A few months ago, I asked my writer and publisher friends on Twitter to recommend some YA books that had no romance in them. My Twitter feed is FULL of YA book recommendations day and night, so I expected to be flooded. Instead, I heard cyberspace crickets. One person pointed me to an NPR list of great YA books as picked by their readers. No one else had a single recommendation.

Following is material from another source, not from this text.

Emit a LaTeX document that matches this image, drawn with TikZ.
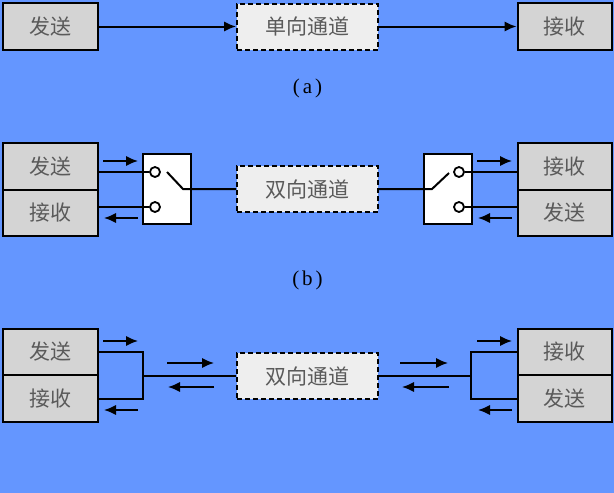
\documentclass[tikz,border=0pt]{standalone}
\usepackage{fontspec}
\setmainfont{Liberation Serif}
\newfontfamily\cjk{Noto Sans CJK SC}
\usetikzlibrary{arrows.meta}
\definecolor{bgblue}{RGB}{100,150,255}
\definecolor{boxgray}{RGB}{212,212,212}
\definecolor{changray}{RGB}{238,238,238}
\definecolor{txtgray}{RGB}{90,90,90}
\tikzset{
  sbox/.style={draw=black, line width=2pt, fill=boxgray, minimum width=95pt, minimum height=46.5pt, inner sep=0pt, font=\cjk\fontsize{21}{24}\selectfont, text=txtgray},
  chan/.style={draw=black, line width=2pt, dash pattern=on 5pt off 3pt, fill=changray, minimum width=141pt, minimum height=46pt, inner sep=0pt, font=\cjk\fontsize{21}{24}\selectfont, text=txtgray},
  swbox/.style={draw=black, line width=1.8pt, fill=white, minimum width=48pt, minimum height=70pt, inner sep=0pt},
  port/.style={circle, draw=black, line width=1.8pt, fill=white, minimum size=10pt, inner sep=0pt},
  wire/.style={line width=2pt},
  arr/.style={line width=2pt, -{Latex[length=12pt,width=10.5pt]}},
  caption/.style={font=\fontsize{21}{24}\selectfont, text=black}
}
\begin{document}
\begin{tikzpicture}[x=1pt,y=-1pt]
\fill[bgblue] (0,0) rectangle (614,493);
\useasboundingbox (0,0) rectangle (614,493);

% ---------- (a) ----------
\node[sbox] (aS) at (50.5,26.5) {发送};
\node[chan] (aC) at (307.5,26.5) {单向通道};
\node[sbox, minimum width=94pt] (aR) at (564.5,26.5) {接收};
\draw[arr] (aS.east) -- (aC.west);
\draw[arr] (aC.east) -- (aR.west);
\node[caption] (capa) at (307.5,88) {(\kern3pt a\kern3pt)};

% ---------- (b) ----------
\node[sbox] (bLS) at (50.5,166.25) {发送};
\node[sbox] (bLR) at (50.5,212.75) {接收};
\node[swbox] (bSW1) at (167,189) {};
\node[port] (bp1) at (155,172) {};
\node[port] (bp2) at (155,207) {};
\node[chan] (bC) at (307.5,189) {双向通道};
\node[swbox] (bSW2) at (448,189) {};
\node[port] (bq1) at (459,172) {};
\node[port] (bq2) at (459,207) {};
\node[sbox, minimum width=94pt] (bRR) at (564.5,166.25) {接收};
\node[sbox, minimum width=94pt] (bRS) at (564.5,212.75) {发送};

\draw[wire] (bp1.west) -- (bp1.west -| bLS.east);
\draw[wire] (bp2.west) -- (bp2.west -| bLR.east);
\coordinate (lev1a) at (167,172);
\coordinate (lev1b) at (183,189);
\draw[wire] (lev1a) -- (lev1b) -- (bC.west);
\draw[wire] (bq1.east) -- (bq1.east -| bRR.west);
\draw[wire] (bq2.east) -- (bq2.east -| bRS.west);
\coordinate (lev2a) at (449,173);
\coordinate (lev2b) at (432,189);
\draw[wire] (bC.east) -- (lev2b) -- (lev2a);

\coordinate (ba1s) at (103,161); \coordinate (ba1e) at (138,161);
\coordinate (ba2s) at (138,218); \coordinate (ba2e) at (104,218);
\coordinate (ba3s) at (477,161); \coordinate (ba3e) at (512,161);
\coordinate (ba4s) at (512,218); \coordinate (ba4e) at (478,218);
\draw[arr] (ba1s) -- (ba1e);
\draw[arr] (ba2s) -- (ba2e);
\draw[arr] (ba3s) -- (ba3e);
\draw[arr] (ba4s) -- (ba4e);
\node[caption] (capb) at (307.5,280) {(\kern3pt b\kern3pt)};

% ---------- (c) ----------
\node[sbox] (cLS) at (50.5,352) {发送};
\node[sbox] (cLR) at (50.5,398.5) {接收};
\node[chan] (cC) at (307.5,376) {双向通道};
\node[sbox, minimum width=94pt] (cRR) at (564.5,352) {接收};
\node[sbox, minimum width=94pt] (cRS) at (564.5,398.5) {发送};

\coordinate (cj1) at (143,376);
\coordinate (cj2) at (471,376);
\draw[wire] (cLS.east) -- (cLS.east -| cj1) -- (cLR.east -| cj1) -- (cLR.east);
\draw[wire] (cj1) -- (cC.west);
\draw[wire] (cRR.west) -- (cRR.west -| cj2) -- (cRS.west -| cj2) -- (cRS.west);
\draw[wire] (cC.east) -- (cj2);

\coordinate (ca1s) at (103,341); \coordinate (ca1e) at (138,341);
\coordinate (ca2s) at (138,410); \coordinate (ca2e) at (104,410);
\coordinate (ca3s) at (477,341); \coordinate (ca3e) at (512,341);
\coordinate (ca4s) at (512,410); \coordinate (ca4e) at (478,410);
\coordinate (ca5s) at (167,363); \coordinate (ca5e) at (214,363);
\coordinate (ca6s) at (214,387); \coordinate (ca6e) at (168,387);
\coordinate (ca7s) at (400,363); \coordinate (ca7e) at (448,363);
\coordinate (ca8s) at (449,387); \coordinate (ca8e) at (402,387);
\draw[arr] (ca1s) -- (ca1e);
\draw[arr] (ca2s) -- (ca2e);
\draw[arr] (ca3s) -- (ca3e);
\draw[arr] (ca4s) -- (ca4e);
\draw[arr] (ca5s) -- (ca5e);
\draw[arr] (ca6s) -- (ca6e);
\draw[arr] (ca7s) -- (ca7e);
\draw[arr] (ca8s) -- (ca8e);
\end{tikzpicture}
\end{document}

So much entertainment includes some element of romance in it nowadays. But is that what young audiences crave… or is it what the authors themselves crave? Obviously one can point to other successful books and movies that pivot around steamy romance and spot the flaw in my mode of thinking. Heck, you can point to a 1939 film that many people adore today that involves heavy romance overtones: the movie adaptation of Gone with the Wind with Vivien Leigh. Some of my girlfriends watched it when they were pretty young and still have fainting spells over it.

I guess the point I am taking away from the legacy of Oz is that a successful story doesn’t have to involve steamy romance. It can, if that’s what you want to do, but don’t feel like you MUST cram romance into your story that doesn’t need romance to have legs. All this exploration is to say: be true to the story, and only to the story, forever and ever, amen.

And yes, I have purchased the 14 Oz books to read at some point.